The consequences of a SG tube rupture event are affected by the primary-to-secondary leakage flow during the event. Primary-to-secondary leakage flow through a postulated broken tube is not affected by the proposed change since the tubesheet enhances the tube integrity in the region of the hydraulic expansion by precluding tube deformation beyond its initial hydraulically expanded outside diameter.

The probability of a steam line break event is unaffected by the potential failure of a SG tube, as this failure is not an initiator for a steam line break event.

The consequences of a steam line break event are also not significantly affected by the proposed change. During a steam line break event, the reduction in pressure above the tubesheet on the shell side of the SG creates an axially uniformly distributed load on the tubesheet due to the reactor coolant system pressure on the underside of the tubesheet. The resulting bending action constrains the tubes in the tubesheet, thereby restricting primary-to-secondary leakage below the midplane.

Primary-to-secondary leakage from tube degradation in the tubesheet area during the limiting accident (i.e., a steam line break event) is limited by flow restrictions resulting from the crack and tube-to-tubesheet contact pressures that provide a restricted leakage path above the indications and also limit the degree of potential crack face opening as compared to free span indications. The primary-to-secondary leak rate from tube degradation in the tubesheet region during postulated steam line break event conditions will be no more than twice that allowed during normal operating conditions when the pressure boundary is relocated to the 17 inch depth. Since normal operating leakage is limited to 75 gallons-per-day through any one SG per the proposed license condition, the associated accident condition leak rate, assuming all leakage to be from lower tubesheet indications, would be limited to 150 gallons-per-day per SG. This is the value that is assumed in the steam line break dose analysis.

Therefore, the proposed change does not involve a significant increase in the probability or consequences of an accident previously evaluated.

Second Standard Does operation of the facility in accordance with the proposed amendment create the possibility of a new or different kind of accident from any accident previously evaluated?

No.

The proposed change does not introduce any new equipment, create new failure modes for existing equipment, or create any new limiting single failures. Plant operation will not be altered, and all safety functions will continue to be performed as previously assumed in accident analyses. Therefore, the proposed change does not create the possibility of a new or different kind of accident from any previously evaluated.

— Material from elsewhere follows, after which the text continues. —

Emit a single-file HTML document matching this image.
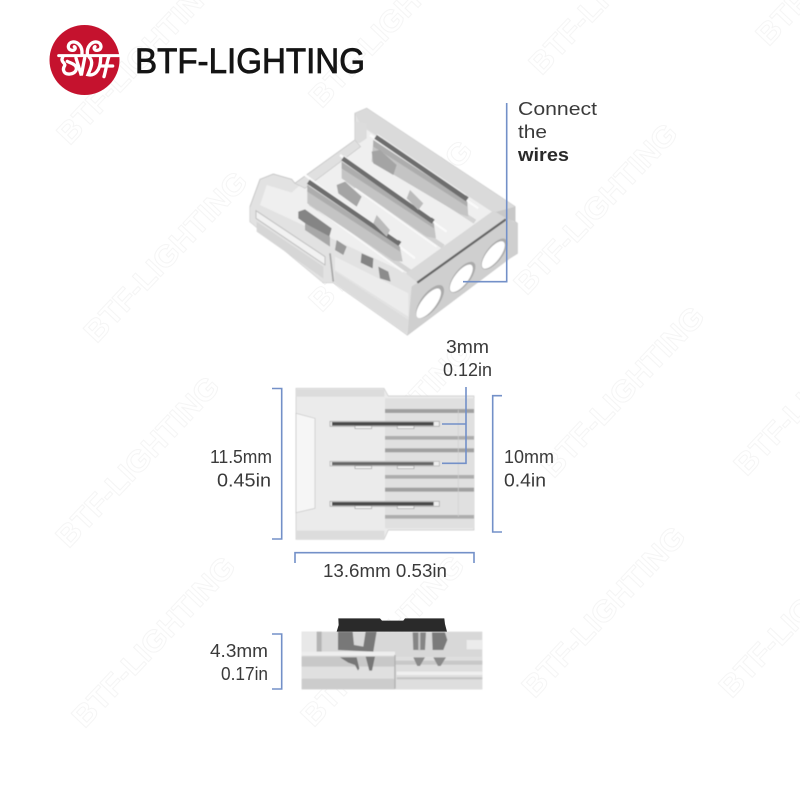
<!DOCTYPE html>
<html><head><meta charset="utf-8"><style>
html,body{margin:0;padding:0;background:#fff}
svg{display:block}
.l{font-family:"Liberation Sans",sans-serif;font-size:18px;fill:#3a3a3a}
.w{font-family:"Liberation Sans",sans-serif;font-size:30px;font-weight:bold;fill:none;stroke:#f5f5f5;stroke-width:1;text-anchor:middle}
.b{fill:none;stroke:#7390c8;stroke-width:1.6}
</style></head><body>
<svg width="800" height="800" viewBox="0 0 800 800" xmlns="http://www.w3.org/2000/svg">
<defs><filter id="s" x="-5%" y="-5%" width="110%" height="110%"><feGaussianBlur stdDeviation="1.6"/></filter></defs>
<rect width="800" height="800" fill="#fff"/>
<!-- watermarks -->
<g>
<text class="w" textLength="222" lengthAdjust="spacingAndGlyphs" transform="translate(138,58) rotate(-46.5)" dy="11">BTF-LIGHTING</text>
<text class="w" textLength="222" lengthAdjust="spacingAndGlyphs" transform="translate(165,256) rotate(-46.5)" dy="11">BTF-LIGHTING</text>
<text class="w" textLength="222" lengthAdjust="spacingAndGlyphs" transform="translate(137,461) rotate(-46.5)" dy="11">BTF-LIGHTING</text>
<text class="w" textLength="222" lengthAdjust="spacingAndGlyphs" transform="translate(153,641) rotate(-46.5)" dy="11">BTF-LIGHTING</text>
<text class="w" textLength="222" lengthAdjust="spacingAndGlyphs" transform="translate(390,21) rotate(-46.5)" dy="11">BTF-LIGHTING</text>
<text class="w" textLength="222" lengthAdjust="spacingAndGlyphs" transform="translate(390,225) rotate(-46.5)" dy="11">BTF-LIGHTING</text>
<text class="w" textLength="222" lengthAdjust="spacingAndGlyphs" transform="translate(390,426) rotate(-46.5)" dy="11">BTF-LIGHTING</text>
<text class="w" textLength="222" lengthAdjust="spacingAndGlyphs" transform="translate(382,640) rotate(-46.5)" dy="11">BTF-LIGHTING</text>
<text class="w" textLength="222" lengthAdjust="spacingAndGlyphs" transform="translate(610,-12) rotate(-46.5)" dy="11">BTF-LIGHTING</text>
<text class="w" textLength="222" lengthAdjust="spacingAndGlyphs" transform="translate(595,208) rotate(-46.5)" dy="11">BTF-LIGHTING</text>
<text class="w" textLength="222" lengthAdjust="spacingAndGlyphs" transform="translate(622,391) rotate(-46.5)" dy="11">BTF-LIGHTING</text>
<text class="w" textLength="222" lengthAdjust="spacingAndGlyphs" transform="translate(603,611) rotate(-46.5)" dy="11">BTF-LIGHTING</text>
<text class="w" textLength="222" lengthAdjust="spacingAndGlyphs" transform="translate(837,-41) rotate(-46.5)" dy="11">BTF-LIGHTING</text>
<text class="w" textLength="222" lengthAdjust="spacingAndGlyphs" transform="translate(815,389) rotate(-46.5)" dy="11">BTF-LIGHTING</text>
<text class="w" textLength="222" lengthAdjust="spacingAndGlyphs" transform="translate(800,611) rotate(-46.5)" dy="11">BTF-LIGHTING</text>
</g>
<!-- logo -->
<circle cx="84.5" cy="60" r="35" fill="#c5122e"/>
<g transform="translate(40,20) scale(.3333)" fill="none" stroke="#fff" stroke-width="10" stroke-linecap="round">
<path d="M126,102 C128,78 112,64 98,66 C82,68 80,90 96,91 C106,92 108,82 103,80"/>
<path d="M142,102 C140,78 156,64 170,66 C186,68 188,90 172,91 C162,92 160,82 165,80"/>
<path d="M56,107 H236" stroke-width="9"/>
<path d="M68,112 C60,125 78,130 74,137 C66,150 72,164 90,162 C106,160 114,148 106,137 C100,130 88,128 82,124"/>
<path d="M108,114 L124,166 L134,114"/>
<path d="M148,112 C162,125 152,145 144,164 C162,168 182,155 182,112"/>
<path d="M206,112 C200,130 198,150 192,170 M182,138 H218"/>
</g>
<text x="135" y="73" textLength="230" lengthAdjust="spacingAndGlyphs" style="font-family:'Liberation Sans',sans-serif;font-size:35px" fill="#141414" stroke="#141414" stroke-width=".8">BTF-LIGHTING</text>

<!-- isometric view -->
<g transform="translate(230,90) scale(.3333)" filter="url(#s)">
<polygon points="60,350 90,268 130,252 185,268 195,280 375,150 375,70 410,55 855,350 855,395 862,400 862,490 838,505 532,735 505,715 310,578 280,578 60,395" fill="#e2e2e2" stroke="#c8c8c8" stroke-width="3"/>
<polygon points="375,70 410,55 855,350 790,368 392,105" fill="#dadada"/>
<polygon points="790,368 855,350 855,395 825,385" fill="#c8c8c8"/>
<polygon points="392,108 790,368 530,550 90,345 110,285 185,308 205,290 388,155" fill="#efefef"/>
<polygon points="195,280 375,150 392,170 225,295" fill="#e0e0e0" stroke="#c8c8c8" stroke-width="2"/>
<polygon points="375,95 410,100 410,145 388,160 375,150" fill="#dcdcdc"/>
<!-- channels -->
<g fill="none">
<path d="M225,255 L555,505 M330,195 L650,425 M420,135 L745,355" stroke="#fafafa" stroke-width="7"/>
<path d="M240,340 L540,545 M350,270 L640,470 M450,210 L735,395" stroke="#d4d4d4" stroke-width="14"/>
<path d="M265,360 L520,545 M375,295 L620,470" stroke="#f8f8f8" stroke-width="6"/>
</g>
<!-- side -->
<polygon points="60,350 85,345 300,490 540,600 532,735 505,715 310,578 280,578 60,395" fill="#e2e2e2"/>
<polygon points="78,362 285,500 285,525 78,385" fill="#f2f2f2" stroke="#c0c0c0" stroke-width="3"/>
<polygon points="80,395 280,530 280,565 80,425" fill="#d6d6d6"/>
<polygon points="315,500 535,610 535,680 315,540" fill="#ececec"/>
<polygon points="315,545 535,690 530,730 315,578" fill="#dcdcdc"/>
<path d="M300,490 L310,575" stroke="#a5a5a5" stroke-width="5"/>
<!-- blades -->
<polygon points="232,285 510,470 518,515 490,512 232,340" fill="#c4c4c4"/>
<polygon points="335,215 612,400 618,445 590,440 335,265" fill="#c4c4c4"/>
<polygon points="430,150 712,335 715,380 690,372 425,215" fill="#c4c4c4"/>
<polygon points="232,285 510,470 510,485 232,305" fill="#adadad"/>
<polygon points="335,215 612,400 612,415 335,235" fill="#adadad"/>
<polygon points="430,150 712,335 712,350 430,170" fill="#adadad"/>
<path d="M235,275 L510,462" stroke="#6e6e6e" stroke-width="15"/>
<path d="M338,205 L610,395" stroke="#6e6e6e" stroke-width="15"/>
<path d="M437,140 L712,328" stroke="#6e6e6e" stroke-width="15"/>
<path d="M240,268 L505,450 M342,198 L605,382 M441,133 L708,315" stroke="#f4f4f4" stroke-width="3"/>
<polygon points="205,365 225,358 305,415 295,450 205,385" fill="#858585"/>
<polygon points="225,400 300,440 300,470 225,420" fill="#a8a8a8"/>
<polygon points="320,285 345,275 395,320 380,350 325,310" fill="#a4a4a4"/>
<polygon points="425,185 450,180 500,225 490,255 430,220" fill="#a4a4a4"/>
<polygon points="395,490 430,505 428,535 392,518" fill="#848484"/>
<polygon points="445,530 475,545 482,575 450,565" fill="#8c8c8c"/>
<polygon points="320,450 350,470 340,495 315,480" fill="#9a9a9a"/>
<polygon points="440,375 480,420 470,440 430,400" fill="#bbb"/>
<polygon points="540,300 580,340 565,360 530,325" fill="#bbb"/>
<!-- front face -->
<polygon points="528,550 790,362 830,385 562,578" fill="#d8d8d8"/>
<polygon points="545,590 830,385 862,400 862,490 838,505 532,735" fill="#cfcfcf"/>
<ellipse cx="600" cy="635" rx="26" ry="60" transform="rotate(38 600 635)" fill="#aaa"/>
<ellipse cx="697" cy="562" rx="24" ry="56" transform="rotate(38 697 562)" fill="#aaa"/>
<ellipse cx="793" cy="492" rx="24" ry="56" transform="rotate(38 793 492)" fill="#aaa"/>
<ellipse cx="596" cy="640" rx="21" ry="54" transform="rotate(38 596 640)" fill="#fff"/>
<ellipse cx="694" cy="565" rx="20" ry="50" transform="rotate(38 694 565)" fill="#fff"/>
<ellipse cx="790" cy="495" rx="20" ry="50" transform="rotate(38 790 495)" fill="#fff"/>
<path d="M562,578 L828,388" stroke="#666" stroke-width="7"/>
</g>

<!-- top view -->
<g transform="translate(270,330) scale(.3333)" filter="url(#s)">
<polygon points="78,175 342,175 355,198 612,198 612,600 355,600 342,628 78,628" fill="#ebebeb" stroke="#c8c8c8" stroke-width="2"/>
<rect x="78" y="178" width="265" height="22" fill="#dcdcdc"/>
<rect x="78" y="602" width="265" height="24" fill="#dcdcdc"/>
<polygon points="78,250 135,265 135,535 78,548" fill="#f6f6f6" stroke="#c4c4c4" stroke-width="2"/>
<rect x="345" y="205" width="267" height="390" fill="#e0e0e0"/>
<rect x="345" y="237" width="267" height="12" fill="#a0a0a0"/>
<rect x="345" y="318" width="267" height="11" fill="#adadad"/>
<rect x="345" y="355" width="267" height="12" fill="#a0a0a0"/>
<rect x="345" y="435" width="267" height="11" fill="#adadad"/>
<rect x="345" y="473" width="267" height="12" fill="#a0a0a0"/>
<rect x="345" y="555" width="267" height="11" fill="#adadad"/>
<rect x="180" y="274" width="328" height="15" fill="#eee" stroke="#999" stroke-width="2"/>
<rect x="180" y="394" width="328" height="14" fill="#eee" stroke="#aaa" stroke-width="2"/>
<rect x="180" y="514" width="328" height="15" fill="#eee" stroke="#999" stroke-width="2"/>
<rect x="186" y="276" width="305" height="11" fill="#4a4a4a"/>
<rect x="186" y="396" width="305" height="10" fill="#666"/>
<rect x="186" y="516" width="305" height="11" fill="#4a4a4a"/>
<g fill="#f4f4f4" stroke="#999" stroke-width="2">
<rect x="255" y="288" width="50" height="8"/><rect x="382" y="288" width="50" height="8"/>
<rect x="255" y="408" width="50" height="8"/><rect x="382" y="408" width="50" height="8"/>
<rect x="255" y="528" width="50" height="8"/><rect x="382" y="528" width="50" height="8"/>
</g>
<path d="M565,240 V560" stroke="#cfcfcf" stroke-width="2"/>
</g>

<!-- side view -->
<g transform="translate(200,600) scale(.3333)" filter="url(#s)">
<rect x="305" y="95" width="542" height="173" fill="#d8d8d8"/>
<rect x="305" y="95" width="50" height="60" fill="#e8e8e8"/>
<rect x="350" y="95" width="15" height="60" fill="#b4b4b4"/>
<rect x="305" y="155" width="280" height="12" fill="#eeeeee"/>
<rect x="305" y="170" width="280" height="30" fill="#c8c8c8"/>
<rect x="305" y="200" width="280" height="35" fill="#e0e0e0"/>
<rect x="305" y="237" width="280" height="31" fill="#cccccc"/>
<rect x="585" y="170" width="262" height="98" fill="#dedede"/>
<rect x="585" y="182" width="262" height="12" fill="#c8c8c8"/>
<rect x="590" y="215" width="257" height="10" fill="#f0f0f0"/>
<rect x="590" y="232" width="257" height="6" fill="#c4c4c4"/>
<rect x="800" y="120" width="47" height="28" fill="#ececec"/>
<polygon points="414,95 458,95 462,135 490,140 497,95 530,95 520,155 414,150" fill="#787878"/>
<polygon points="638,97 678,97 675,150 640,150" fill="#858585"/>
<rect x="655" y="97" width="6" height="55" fill="#c8c8c8"/>
<path d="M696,97 H735 L742,120 L730,150 H698 Z" fill="#7a7a7a"/>
<polygon points="420,172 470,172 478,205 474,212 465,195 445,188" fill="#767676"/>
<polygon points="497,170 525,170 516,212 508,212" fill="#777"/>
<polygon points="640,172 675,172 660,198 652,198" fill="#8a8a8a"/>
<polygon points="700,172 738,172 722,198 714,198" fill="#8a8a8a"/>
<path d="M585,165 V266" stroke="#b0b0b0" stroke-width="4"/>
</g>
<g transform="translate(200,600) scale(.3333)">
<polygon points="415,55 540,55 546,62 610,62 615,55 733,55 735,72 741,95 410,95 416,75" fill="#2a2a2a"/>
</g>

<!-- connector lines -->
<path class="b" d="M506.7,103 V281.7 H463"/>
<path class="b" d="M466,387 V463.3 H442 M466,424 H442"/>
<path class="b" d="M272,388.5 H281.7 V539 H272"/>
<path class="b" d="M502,395.7 H492.7 V532 H502"/>
<path class="b" d="M295,563 V552.7 H474 V563"/>
<path class="b" d="M272,634 H281.7 V689 H272"/>

<!-- labels -->
<text class="l" x="518" y="115" textLength="79" lengthAdjust="spacingAndGlyphs">Connect</text>
<text class="l" x="518" y="138" textLength="29" lengthAdjust="spacingAndGlyphs">the</text>
<text class="l" x="518" y="161" textLength="51" lengthAdjust="spacingAndGlyphs" style="font-weight:bold;fill:#2a2a2a">wires</text>
<text class="l" x="446" y="353" textLength="43" lengthAdjust="spacingAndGlyphs">3mm</text>
<text class="l" x="443" y="376" textLength="49" lengthAdjust="spacingAndGlyphs">0.12in</text>
<text class="l" x="210" y="463" textLength="62" lengthAdjust="spacingAndGlyphs">11.5mm</text>
<text class="l" x="217" y="486.5" textLength="54" lengthAdjust="spacingAndGlyphs">0.45in</text>
<text class="l" x="504" y="463" textLength="50" lengthAdjust="spacingAndGlyphs">10mm</text>
<text class="l" x="504" y="486.5" textLength="42" lengthAdjust="spacingAndGlyphs">0.4in</text>
<text class="l" x="323" y="577" textLength="124" lengthAdjust="spacingAndGlyphs">13.6mm 0.53in</text>
<text class="l" x="210" y="657" textLength="58" lengthAdjust="spacingAndGlyphs">4.3mm</text>
<text class="l" x="221" y="680" textLength="47" lengthAdjust="spacingAndGlyphs">0.17in</text>
</svg>
</body></html>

Third Standard Does operation of the facility in accordance with the proposed amendment involve a significant reduction in the margin of safety? No.

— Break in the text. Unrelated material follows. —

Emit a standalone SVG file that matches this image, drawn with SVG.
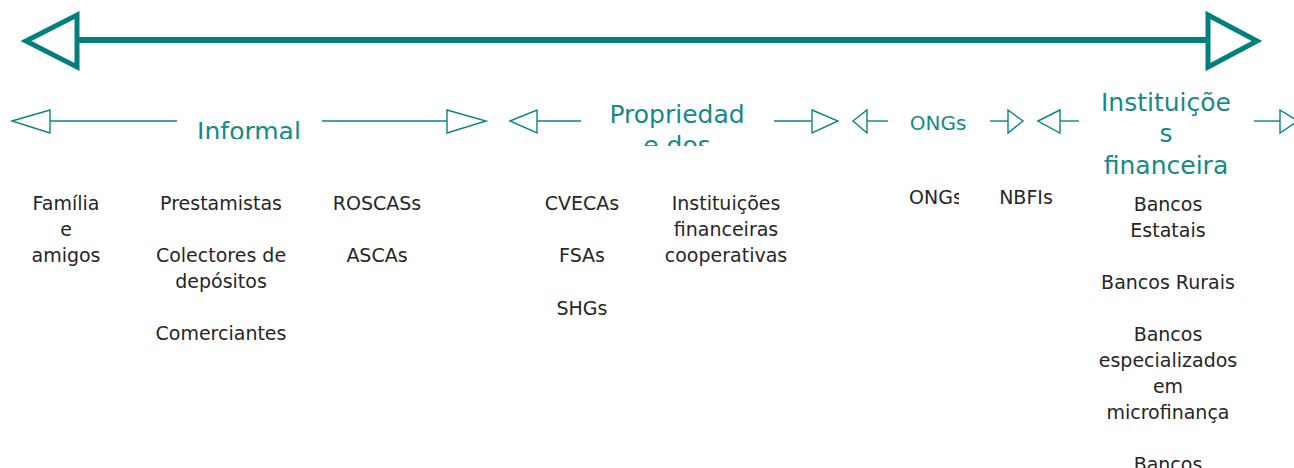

The proposed change maintains the required structural margins of the SG tubes for both normal and accident conditions. NEI 97-06 and the Catawba TS are used as the bases in the development of the limited tubesheet tube repair depth methodology for determining that SG tube integrity considerations are maintained within acceptable limits. Regulatory Guide 1.121 describes a method acceptable to the NRC for meeting General Design Criterion (GDC) 14, Reactor coolant pressure boundary, GDC 15, Reactor coolant system design, GDC 31, Fracture prevention of reactor coolant pressure boundary, and GDC 32, Inspection of reactor coolant pressure boundary, by reducing the probability and consequences of a SG tube rupture event. By determining the limiting safe conditions for tube wall degradation, the probability and consequences of a SG tube rupture event are reduced. Safety factors are used for loads for tube burst that are consistent with the requirements of Section III of the American Society of Mechanical Engineers (ASME) Code.

For axially oriented cracking located within the tubesheet, tube burst is precluded due to the presence of the tubesheet. For circumferentially oriented cracking, the analysis provided in support of this proposed amendment defines a length of degradation free expanded tubing that provides the necessary resistance to tube pullout due to the pressure induced forces, with applicable safety factors applied. Application of the limited tubesheet tube repair depth criterion (17 inches) will preclude unacceptable primary-to-secondary leakage during all plant conditions.

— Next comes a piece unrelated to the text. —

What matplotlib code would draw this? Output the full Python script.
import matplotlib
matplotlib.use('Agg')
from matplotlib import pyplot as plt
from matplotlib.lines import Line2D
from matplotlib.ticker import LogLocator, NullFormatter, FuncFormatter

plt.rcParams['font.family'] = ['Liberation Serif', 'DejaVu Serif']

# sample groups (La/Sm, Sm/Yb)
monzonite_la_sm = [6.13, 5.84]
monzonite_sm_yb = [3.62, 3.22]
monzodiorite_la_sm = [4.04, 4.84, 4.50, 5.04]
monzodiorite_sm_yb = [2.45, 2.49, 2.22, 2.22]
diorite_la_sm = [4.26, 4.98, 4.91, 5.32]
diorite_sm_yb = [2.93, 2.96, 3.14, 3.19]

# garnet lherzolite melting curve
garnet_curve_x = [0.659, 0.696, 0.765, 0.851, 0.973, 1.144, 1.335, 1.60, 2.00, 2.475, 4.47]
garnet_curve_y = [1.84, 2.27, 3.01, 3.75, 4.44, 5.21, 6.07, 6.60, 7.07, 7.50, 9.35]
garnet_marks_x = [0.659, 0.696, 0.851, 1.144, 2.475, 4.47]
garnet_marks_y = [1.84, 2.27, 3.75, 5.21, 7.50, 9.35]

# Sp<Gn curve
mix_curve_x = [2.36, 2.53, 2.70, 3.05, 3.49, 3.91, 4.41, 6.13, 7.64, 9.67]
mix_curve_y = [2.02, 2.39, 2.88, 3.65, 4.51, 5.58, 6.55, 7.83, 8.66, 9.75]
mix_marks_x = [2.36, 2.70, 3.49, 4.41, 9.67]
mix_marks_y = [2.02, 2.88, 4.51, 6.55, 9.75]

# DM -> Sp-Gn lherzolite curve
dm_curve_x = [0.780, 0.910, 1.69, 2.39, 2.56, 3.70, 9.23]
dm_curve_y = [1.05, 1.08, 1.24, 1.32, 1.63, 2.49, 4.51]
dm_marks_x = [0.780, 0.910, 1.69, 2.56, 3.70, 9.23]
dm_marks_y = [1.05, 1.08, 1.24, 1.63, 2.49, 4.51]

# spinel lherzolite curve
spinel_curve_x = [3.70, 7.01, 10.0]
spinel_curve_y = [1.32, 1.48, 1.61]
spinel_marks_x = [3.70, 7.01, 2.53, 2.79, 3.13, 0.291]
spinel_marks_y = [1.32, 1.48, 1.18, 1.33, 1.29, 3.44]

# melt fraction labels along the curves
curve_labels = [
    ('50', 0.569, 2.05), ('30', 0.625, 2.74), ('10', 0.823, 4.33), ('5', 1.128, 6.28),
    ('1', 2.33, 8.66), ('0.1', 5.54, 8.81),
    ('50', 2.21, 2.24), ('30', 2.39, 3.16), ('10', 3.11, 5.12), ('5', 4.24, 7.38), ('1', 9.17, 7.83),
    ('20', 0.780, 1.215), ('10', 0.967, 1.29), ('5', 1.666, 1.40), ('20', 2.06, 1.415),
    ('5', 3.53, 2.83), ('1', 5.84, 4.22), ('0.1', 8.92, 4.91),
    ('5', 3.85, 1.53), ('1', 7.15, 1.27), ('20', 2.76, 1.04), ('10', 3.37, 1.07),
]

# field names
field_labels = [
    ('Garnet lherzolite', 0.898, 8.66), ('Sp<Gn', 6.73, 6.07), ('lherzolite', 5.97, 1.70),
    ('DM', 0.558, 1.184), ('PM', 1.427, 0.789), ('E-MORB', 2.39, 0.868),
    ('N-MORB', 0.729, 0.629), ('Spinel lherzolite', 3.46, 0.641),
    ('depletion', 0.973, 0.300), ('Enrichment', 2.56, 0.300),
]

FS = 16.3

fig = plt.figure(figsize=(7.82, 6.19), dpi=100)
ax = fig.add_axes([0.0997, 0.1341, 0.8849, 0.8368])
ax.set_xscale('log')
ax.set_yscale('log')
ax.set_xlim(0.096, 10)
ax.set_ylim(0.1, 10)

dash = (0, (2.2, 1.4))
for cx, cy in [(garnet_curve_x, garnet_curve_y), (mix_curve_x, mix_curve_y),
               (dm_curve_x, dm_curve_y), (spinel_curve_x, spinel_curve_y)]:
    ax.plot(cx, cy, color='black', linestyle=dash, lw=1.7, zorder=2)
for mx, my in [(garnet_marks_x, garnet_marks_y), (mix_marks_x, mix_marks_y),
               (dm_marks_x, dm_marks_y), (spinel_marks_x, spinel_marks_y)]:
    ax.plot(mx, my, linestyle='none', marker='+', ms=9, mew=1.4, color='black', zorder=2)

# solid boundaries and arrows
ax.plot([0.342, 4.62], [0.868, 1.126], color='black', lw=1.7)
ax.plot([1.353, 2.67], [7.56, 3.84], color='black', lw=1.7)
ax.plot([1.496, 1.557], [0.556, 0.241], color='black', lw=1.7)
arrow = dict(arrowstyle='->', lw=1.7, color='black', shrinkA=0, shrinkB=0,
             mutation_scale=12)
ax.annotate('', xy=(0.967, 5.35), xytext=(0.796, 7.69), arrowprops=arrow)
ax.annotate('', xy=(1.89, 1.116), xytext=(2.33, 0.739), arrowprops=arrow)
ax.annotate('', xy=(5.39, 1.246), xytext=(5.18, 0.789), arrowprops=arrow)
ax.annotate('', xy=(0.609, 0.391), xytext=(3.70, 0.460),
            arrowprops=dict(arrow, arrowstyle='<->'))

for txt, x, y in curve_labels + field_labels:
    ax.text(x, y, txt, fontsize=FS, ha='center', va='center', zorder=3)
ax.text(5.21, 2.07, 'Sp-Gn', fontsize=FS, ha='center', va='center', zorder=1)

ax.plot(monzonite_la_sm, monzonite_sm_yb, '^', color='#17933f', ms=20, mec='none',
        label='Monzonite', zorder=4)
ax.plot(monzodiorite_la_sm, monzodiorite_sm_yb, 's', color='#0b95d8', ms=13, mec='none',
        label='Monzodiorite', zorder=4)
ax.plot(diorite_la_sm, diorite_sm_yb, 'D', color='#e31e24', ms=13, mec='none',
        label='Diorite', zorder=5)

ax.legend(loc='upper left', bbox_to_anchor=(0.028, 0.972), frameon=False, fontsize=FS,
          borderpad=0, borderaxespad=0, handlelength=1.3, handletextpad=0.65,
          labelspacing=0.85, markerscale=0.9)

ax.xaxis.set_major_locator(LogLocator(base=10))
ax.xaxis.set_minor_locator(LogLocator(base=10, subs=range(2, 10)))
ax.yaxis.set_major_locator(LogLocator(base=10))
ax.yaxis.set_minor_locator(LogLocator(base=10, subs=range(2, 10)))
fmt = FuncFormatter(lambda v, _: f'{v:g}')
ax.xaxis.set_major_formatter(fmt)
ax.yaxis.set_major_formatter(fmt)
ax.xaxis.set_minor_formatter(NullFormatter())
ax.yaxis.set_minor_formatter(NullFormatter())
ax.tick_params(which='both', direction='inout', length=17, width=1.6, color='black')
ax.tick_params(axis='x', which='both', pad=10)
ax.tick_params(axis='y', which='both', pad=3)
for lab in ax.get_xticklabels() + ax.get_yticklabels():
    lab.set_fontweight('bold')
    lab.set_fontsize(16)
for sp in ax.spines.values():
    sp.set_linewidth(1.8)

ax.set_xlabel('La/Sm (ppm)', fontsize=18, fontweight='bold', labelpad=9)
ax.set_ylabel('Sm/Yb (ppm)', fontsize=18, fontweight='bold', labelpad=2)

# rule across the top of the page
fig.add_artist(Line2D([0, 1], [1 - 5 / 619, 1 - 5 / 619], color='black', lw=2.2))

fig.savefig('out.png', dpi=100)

Therefore, the proposed change does not involve a significant reduction in any margin of safety.

Based upon the preceding discussion, Duke Energy Corporation has concluded that the proposed amendment does not involve a significant hazards consideration.

The NRC staff has reviewed the licensees analysis and, based on this review, it appears that the three standards of 10 CFR 50.92(c) are satisfied. Therefore, the NRC staff determines that the proposed amendment involves no significant hazards consideration.

6.0 STATE CONSULTATION

In accordance with the Commission's regulations, the South Carolina State official was notified of the proposed issuance of the amendments. The State official had no comments.

7.0 ENVIRONMENTAL CONSIDERATION

The amendment changes requirements with respect to installation or use of a facility component located within the restricted area as defined in 10 CFR Part 20, and changes the surveillance requirements. The NRC staff has determined that the amendment involves no significant increase in the amounts and no significant change in the types of any effluents that may be released offsite and that there is no significant increase in individual or cumulative occupational radiation exposure. The Commission has previously issued a proposed finding that the amendment involves no significant hazards consideration, and there has been no public comment on such finding (71 FR 9169). Accordingly, the amendment meets the eligibility criteria for categorical exclusion set forth in 10 CFR 51.22(c)(9). Pursuant to 10 CFR 51.22(b), no environmental impact statement or environmental assessment need be prepared in connection with the issuance of the amendment.

8.0 CONCLUSION

The Commission has concluded, based on the considerations discussed above, that: (1) there is reasonable assurance that the health and safety of the public will not be endangered by operation in the proposed manner, (2) such activities will be conducted in compliance with the Commission's regulations, and (3) the issuance of the amendment will not be inimical to the common defense and security or to the health and safety of the public.